Quote the listing in full, exactly as given, minus any pictures.
## Begin Source data
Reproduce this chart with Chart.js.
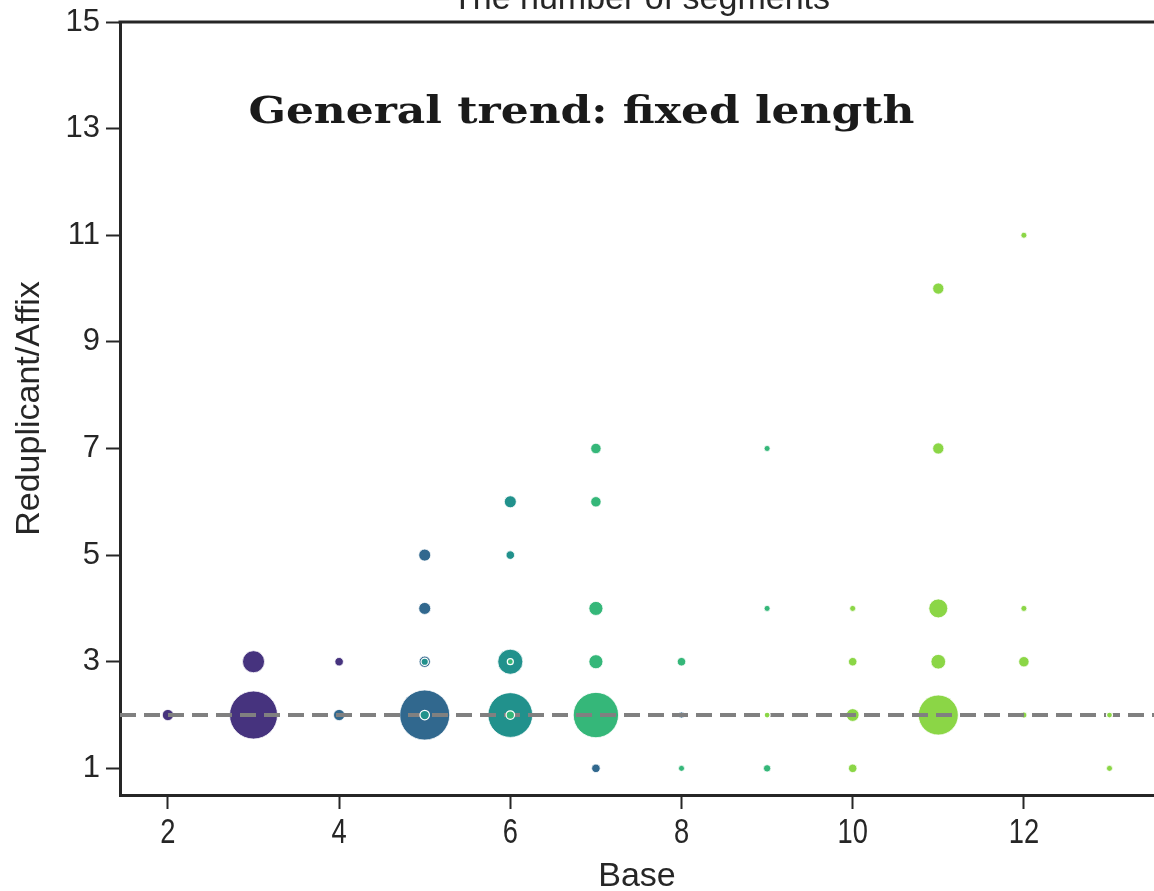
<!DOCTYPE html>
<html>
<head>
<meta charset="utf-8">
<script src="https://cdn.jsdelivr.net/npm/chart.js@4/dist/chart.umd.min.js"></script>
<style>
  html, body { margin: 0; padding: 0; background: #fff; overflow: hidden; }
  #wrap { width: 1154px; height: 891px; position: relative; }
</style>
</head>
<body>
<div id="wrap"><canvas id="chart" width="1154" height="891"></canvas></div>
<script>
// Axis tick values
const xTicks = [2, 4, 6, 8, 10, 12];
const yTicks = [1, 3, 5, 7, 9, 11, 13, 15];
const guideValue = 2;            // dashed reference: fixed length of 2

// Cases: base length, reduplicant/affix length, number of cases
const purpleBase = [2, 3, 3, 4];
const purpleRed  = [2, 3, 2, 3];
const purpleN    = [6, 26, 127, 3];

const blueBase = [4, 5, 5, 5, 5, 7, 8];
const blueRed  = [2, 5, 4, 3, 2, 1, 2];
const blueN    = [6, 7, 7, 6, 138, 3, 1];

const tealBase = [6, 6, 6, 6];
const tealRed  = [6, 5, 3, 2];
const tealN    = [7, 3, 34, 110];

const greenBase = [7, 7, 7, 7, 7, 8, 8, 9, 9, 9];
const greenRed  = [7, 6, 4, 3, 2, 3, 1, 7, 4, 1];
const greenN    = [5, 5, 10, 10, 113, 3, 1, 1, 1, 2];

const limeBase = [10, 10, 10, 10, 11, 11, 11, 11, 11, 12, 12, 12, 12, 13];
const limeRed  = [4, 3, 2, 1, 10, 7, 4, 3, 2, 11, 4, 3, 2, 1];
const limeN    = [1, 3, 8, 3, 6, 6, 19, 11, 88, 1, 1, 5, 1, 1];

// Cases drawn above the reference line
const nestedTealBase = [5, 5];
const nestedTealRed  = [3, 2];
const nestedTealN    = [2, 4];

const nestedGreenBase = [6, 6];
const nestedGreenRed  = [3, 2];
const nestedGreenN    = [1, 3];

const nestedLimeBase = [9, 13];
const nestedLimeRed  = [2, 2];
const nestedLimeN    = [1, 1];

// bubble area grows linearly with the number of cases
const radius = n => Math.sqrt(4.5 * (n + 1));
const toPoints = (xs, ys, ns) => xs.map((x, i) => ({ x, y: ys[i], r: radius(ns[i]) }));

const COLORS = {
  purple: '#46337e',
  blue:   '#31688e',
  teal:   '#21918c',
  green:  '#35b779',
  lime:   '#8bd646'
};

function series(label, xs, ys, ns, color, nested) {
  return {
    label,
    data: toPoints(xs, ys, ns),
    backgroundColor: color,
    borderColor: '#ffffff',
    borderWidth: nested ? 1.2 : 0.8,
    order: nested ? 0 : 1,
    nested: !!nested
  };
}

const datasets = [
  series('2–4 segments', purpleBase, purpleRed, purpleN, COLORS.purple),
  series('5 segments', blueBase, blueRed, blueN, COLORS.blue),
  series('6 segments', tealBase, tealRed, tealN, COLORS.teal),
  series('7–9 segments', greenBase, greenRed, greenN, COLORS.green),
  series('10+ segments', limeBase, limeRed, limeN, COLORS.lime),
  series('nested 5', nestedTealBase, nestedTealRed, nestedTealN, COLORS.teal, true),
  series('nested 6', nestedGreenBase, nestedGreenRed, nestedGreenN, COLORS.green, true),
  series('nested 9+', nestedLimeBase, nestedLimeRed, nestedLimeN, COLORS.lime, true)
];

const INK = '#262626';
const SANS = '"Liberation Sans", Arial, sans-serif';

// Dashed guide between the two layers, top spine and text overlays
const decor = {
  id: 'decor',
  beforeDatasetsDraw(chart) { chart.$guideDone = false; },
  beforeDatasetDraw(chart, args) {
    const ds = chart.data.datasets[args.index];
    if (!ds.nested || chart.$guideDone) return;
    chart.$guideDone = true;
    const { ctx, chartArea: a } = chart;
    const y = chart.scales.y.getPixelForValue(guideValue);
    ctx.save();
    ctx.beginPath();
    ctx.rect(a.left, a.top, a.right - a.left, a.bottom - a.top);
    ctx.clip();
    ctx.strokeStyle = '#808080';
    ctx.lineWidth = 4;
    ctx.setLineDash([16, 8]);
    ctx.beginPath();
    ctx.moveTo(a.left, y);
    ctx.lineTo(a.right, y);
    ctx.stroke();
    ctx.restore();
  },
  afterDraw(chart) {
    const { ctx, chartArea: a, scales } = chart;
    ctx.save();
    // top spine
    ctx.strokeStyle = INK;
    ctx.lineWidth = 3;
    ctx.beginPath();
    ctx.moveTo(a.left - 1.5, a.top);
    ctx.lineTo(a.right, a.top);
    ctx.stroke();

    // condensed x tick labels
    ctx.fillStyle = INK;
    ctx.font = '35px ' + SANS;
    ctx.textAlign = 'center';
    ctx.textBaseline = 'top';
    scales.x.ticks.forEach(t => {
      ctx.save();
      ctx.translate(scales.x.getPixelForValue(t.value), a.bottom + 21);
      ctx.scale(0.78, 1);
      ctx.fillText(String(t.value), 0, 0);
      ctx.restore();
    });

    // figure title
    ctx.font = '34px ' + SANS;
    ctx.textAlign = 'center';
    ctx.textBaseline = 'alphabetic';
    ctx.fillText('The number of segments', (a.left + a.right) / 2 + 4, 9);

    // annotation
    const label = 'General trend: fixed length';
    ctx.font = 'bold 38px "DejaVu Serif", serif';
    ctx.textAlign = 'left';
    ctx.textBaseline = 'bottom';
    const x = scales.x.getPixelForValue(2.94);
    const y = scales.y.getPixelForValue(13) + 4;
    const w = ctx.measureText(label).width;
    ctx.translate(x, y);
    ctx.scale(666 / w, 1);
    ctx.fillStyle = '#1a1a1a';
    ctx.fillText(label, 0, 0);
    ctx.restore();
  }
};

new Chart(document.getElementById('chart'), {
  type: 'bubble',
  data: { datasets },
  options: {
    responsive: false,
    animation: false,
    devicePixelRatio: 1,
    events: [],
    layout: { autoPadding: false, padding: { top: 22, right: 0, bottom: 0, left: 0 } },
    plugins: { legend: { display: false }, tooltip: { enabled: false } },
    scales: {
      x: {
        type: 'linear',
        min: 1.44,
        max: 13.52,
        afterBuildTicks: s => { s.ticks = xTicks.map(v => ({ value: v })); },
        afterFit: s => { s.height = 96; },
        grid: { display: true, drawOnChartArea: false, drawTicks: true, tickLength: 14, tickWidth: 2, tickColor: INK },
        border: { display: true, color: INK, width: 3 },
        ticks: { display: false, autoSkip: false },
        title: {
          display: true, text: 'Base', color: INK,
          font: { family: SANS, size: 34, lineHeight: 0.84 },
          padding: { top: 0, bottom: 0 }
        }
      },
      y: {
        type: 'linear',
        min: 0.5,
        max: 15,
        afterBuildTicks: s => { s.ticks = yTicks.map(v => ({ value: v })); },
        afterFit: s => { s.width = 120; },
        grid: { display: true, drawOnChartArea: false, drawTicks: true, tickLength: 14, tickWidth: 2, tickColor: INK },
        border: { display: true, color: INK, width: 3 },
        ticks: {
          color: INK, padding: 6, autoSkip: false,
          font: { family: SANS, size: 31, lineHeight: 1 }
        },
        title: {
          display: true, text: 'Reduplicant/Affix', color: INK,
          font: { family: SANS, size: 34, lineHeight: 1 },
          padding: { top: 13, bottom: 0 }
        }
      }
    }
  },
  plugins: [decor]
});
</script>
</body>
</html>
## End Source data
_Solution_:
Reproduce this chart with Chart.js.
<!DOCTYPE html>
<html>
<head>
<meta charset="utf-8">
<script src="https://cdn.jsdelivr.net/npm/chart.js@4/dist/chart.umd.min.js"></script>
<style>
  html, body { margin: 0; padding: 0; background: #fff; overflow: hidden; }
  #wrap { width: 1154px; height: 891px; position: relative; }
</style>
</head>
<body>
<div id="wrap"><canvas id="chart" width="1154" height="891"></canvas></div>
<script>
// Axis tick values
const xTicks = [2, 4, 6, 8, 10, 12];
const yTicks = [1, 3, 5, 7, 9, 11, 13, 15];
const guideValue = 2;            // dashed reference: fixed length of 2

// Cases: base length, reduplicant/affix length, number of cases
const purpleBase = [2, 3, 3, 4];
const purpleRed  = [2, 3, 2, 3];
const purpleN    = [6, 26, 127, 3];

const blueBase = [4, 5, 5, 5, 5, 7, 8];
const blueRed  = [2, 5, 4, 3, 2, 1, 2];
const blueN    = [6, 7, 7, 6, 138, 3, 1];

const tealBase = [6, 6, 6, 6];
const tealRed  = [6, 5, 3, 2];
const tealN    = [7, 3, 34, 110];

const greenBase = [7, 7, 7, 7, 7, 8, 8, 9, 9, 9];
const greenRed  = [7, 6, 4, 3, 2, 3, 1, 7, 4, 1];
const greenN    = [5, 5, 10, 10, 113, 3, 1, 1, 1, 2];

const limeBase = [10, 10, 10, 10, 11, 11, 11, 11, 11, 12, 12, 12, 12, 13];
const limeRed  = [4, 3, 2, 1, 10, 7, 4, 3, 2, 11, 4, 3, 2, 1];
const limeN    = [1, 3, 8, 3, 6, 6, 19, 11, 88, 1, 1, 5, 1, 1];

// Cases drawn above the reference line
const nestedTealBase = [5, 5];
const nestedTealRed  = [3, 2];
const nestedTealN    = [2, 4];

const nestedGreenBase = [6, 6];
const nestedGreenRed  = [3, 2];
const nestedGreenN    = [1, 3];

const nestedLimeBase = [9, 13];
const nestedLimeRed  = [2, 2];
const nestedLimeN    = [1, 1];

// bubble area grows linearly with the number of cases
const radius = n => Math.sqrt(4.5 * (n + 1));
const toPoints = (xs, ys, ns) => xs.map((x, i) => ({ x, y: ys[i], r: radius(ns[i]) }));

const COLORS = {
  purple: '#46337e',
  blue:   '#31688e',
  teal:   '#21918c',
  green:  '#35b779',
  lime:   '#8bd646'
};

function series(label, xs, ys, ns, color, nested) {
  return {
    label,
    data: toPoints(xs, ys, ns),
    backgroundColor: color,
    borderColor: '#ffffff',
    borderWidth: nested ? 1.2 : 0.8,
    order: nested ? 0 : 1,
    nested: !!nested
  };
}

const datasets = [
  series('2–4 segments', purpleBase, purpleRed, purpleN, COLORS.purple),
  series('5 segments', blueBase, blueRed, blueN, COLORS.blue),
  series('6 segments', tealBase, tealRed, tealN, COLORS.teal),
  series('7–9 segments', greenBase, greenRed, greenN, COLORS.green),
  series('10+ segments', limeBase, limeRed, limeN, COLORS.lime),
  series('nested 5', nestedTealBase, nestedTealRed, nestedTealN, COLORS.teal, true),
  series('nested 6', nestedGreenBase, nestedGreenRed, nestedGreenN, COLORS.green, true),
  series('nested 9+', nestedLimeBase, nestedLimeRed, nestedLimeN, COLORS.lime, true)
];

const INK = '#262626';
const SANS = '"Liberation Sans", Arial, sans-serif';

// Dashed guide between the two layers, top spine and text overlays
const decor = {
  id: 'decor',
  beforeDatasetsDraw(chart) { chart.$guideDone = false; },
  beforeDatasetDraw(chart, args) {
    const ds = chart.data.datasets[args.index];
    if (!ds.nested || chart.$guideDone) return;
    chart.$guideDone = true;
    const { ctx, chartArea: a } = chart;
    const y = chart.scales.y.getPixelForValue(guideValue);
    ctx.save();
    ctx.beginPath();
    ctx.rect(a.left, a.top, a.right - a.left, a.bottom - a.top);
    ctx.clip();
    ctx.strokeStyle = '#808080';
    ctx.lineWidth = 4;
    ctx.setLineDash([16, 8]);
    ctx.beginPath();
    ctx.moveTo(a.left, y);
    ctx.lineTo(a.right, y);
    ctx.stroke();
    ctx.restore();
  },
  afterDraw(chart) {
    const { ctx, chartArea: a, scales } = chart;
    ctx.save();
    // top spine
    ctx.strokeStyle = INK;
    ctx.lineWidth = 3;
    ctx.beginPath();
    ctx.moveTo(a.left - 1.5, a.top);
    ctx.lineTo(a.right, a.top);
    ctx.stroke();

    // condensed x tick labels
    ctx.fillStyle = INK;
    ctx.font = '35px ' + SANS;
    ctx.textAlign = 'center';
    ctx.textBaseline = 'top';
    scales.x.ticks.forEach(t => {
      ctx.save();
      ctx.translate(scales.x.getPixelForValue(t.value), a.bottom + 21);
      ctx.scale(0.78, 1);
      ctx.fillText(String(t.value), 0, 0);
      ctx.restore();
    });

    // figure title
    ctx.font = '34px ' + SANS;
    ctx.textAlign = 'center';
    ctx.textBaseline = 'alphabetic';
    ctx.fillText('The number of segments', (a.left + a.right) / 2 + 4, 9);

    // annotation
    const label = 'General trend: fixed length';
    ctx.font = 'bold 38px "DejaVu Serif", serif';
    ctx.textAlign = 'left';
    ctx.textBaseline = 'bottom';
    const x = scales.x.getPixelForValue(2.94);
    const y = scales.y.getPixelForValue(13) + 4;
    const w = ctx.measureText(label).width;
    ctx.translate(x, y);
    ctx.scale(666 / w, 1);
    ctx.fillStyle = '#1a1a1a';
    ctx.fillText(label, 0, 0);
    ctx.restore();
  }
};

new Chart(document.getElementById('chart'), {
  type: 'bubble',
  data: { datasets },
  options: {
    responsive: false,
    animation: false,
    devicePixelRatio: 1,
    events: [],
    layout: { autoPadding: false, padding: { top: 22, right: 0, bottom: 0, left: 0 } },
    plugins: { legend: { display: false }, tooltip: { enabled: false } },
    scales: {
      x: {
        type: 'linear',
        min: 1.44,
        max: 13.52,
        afterBuildTicks: s => { s.ticks = xTicks.map(v => ({ value: v })); },
        afterFit: s => { s.height = 96; },
        grid: { display: true, drawOnChartArea: false, drawTicks: true, tickLength: 14, tickWidth: 2, tickColor: INK },
        border: { display: true, color: INK, width: 3 },
        ticks: { display: false, autoSkip: false },
        title: {
          display: true, text: 'Base', color: INK,
          font: { family: SANS, size: 34, lineHeight: 0.84 },
          padding: { top: 0, bottom: 0 }
        }
      },
      y: {
        type: 'linear',
        min: 0.5,
        max: 15,
        afterBuildTicks: s => { s.ticks = yTicks.map(v => ({ value: v })); },
        afterFit: s => { s.width = 120; },
        grid: { display: true, drawOnChartArea: false, drawTicks: true, tickLength: 14, tickWidth: 2, tickColor: INK },
        border: { display: true, color: INK, width: 3 },
        ticks: {
          color: INK, padding: 6, autoSkip: false,
          font: { family: SANS, size: 31, lineHeight: 1 }
        },
        title: {
          display: true, text: 'Reduplicant/Affix', color: INK,
          font: { family: SANS, size: 34, lineHeight: 1 },
          padding: { top: 13, bottom: 0 }
        }
      }
    }
  },
  plugins: [decor]
});
</script>
</body>
</html>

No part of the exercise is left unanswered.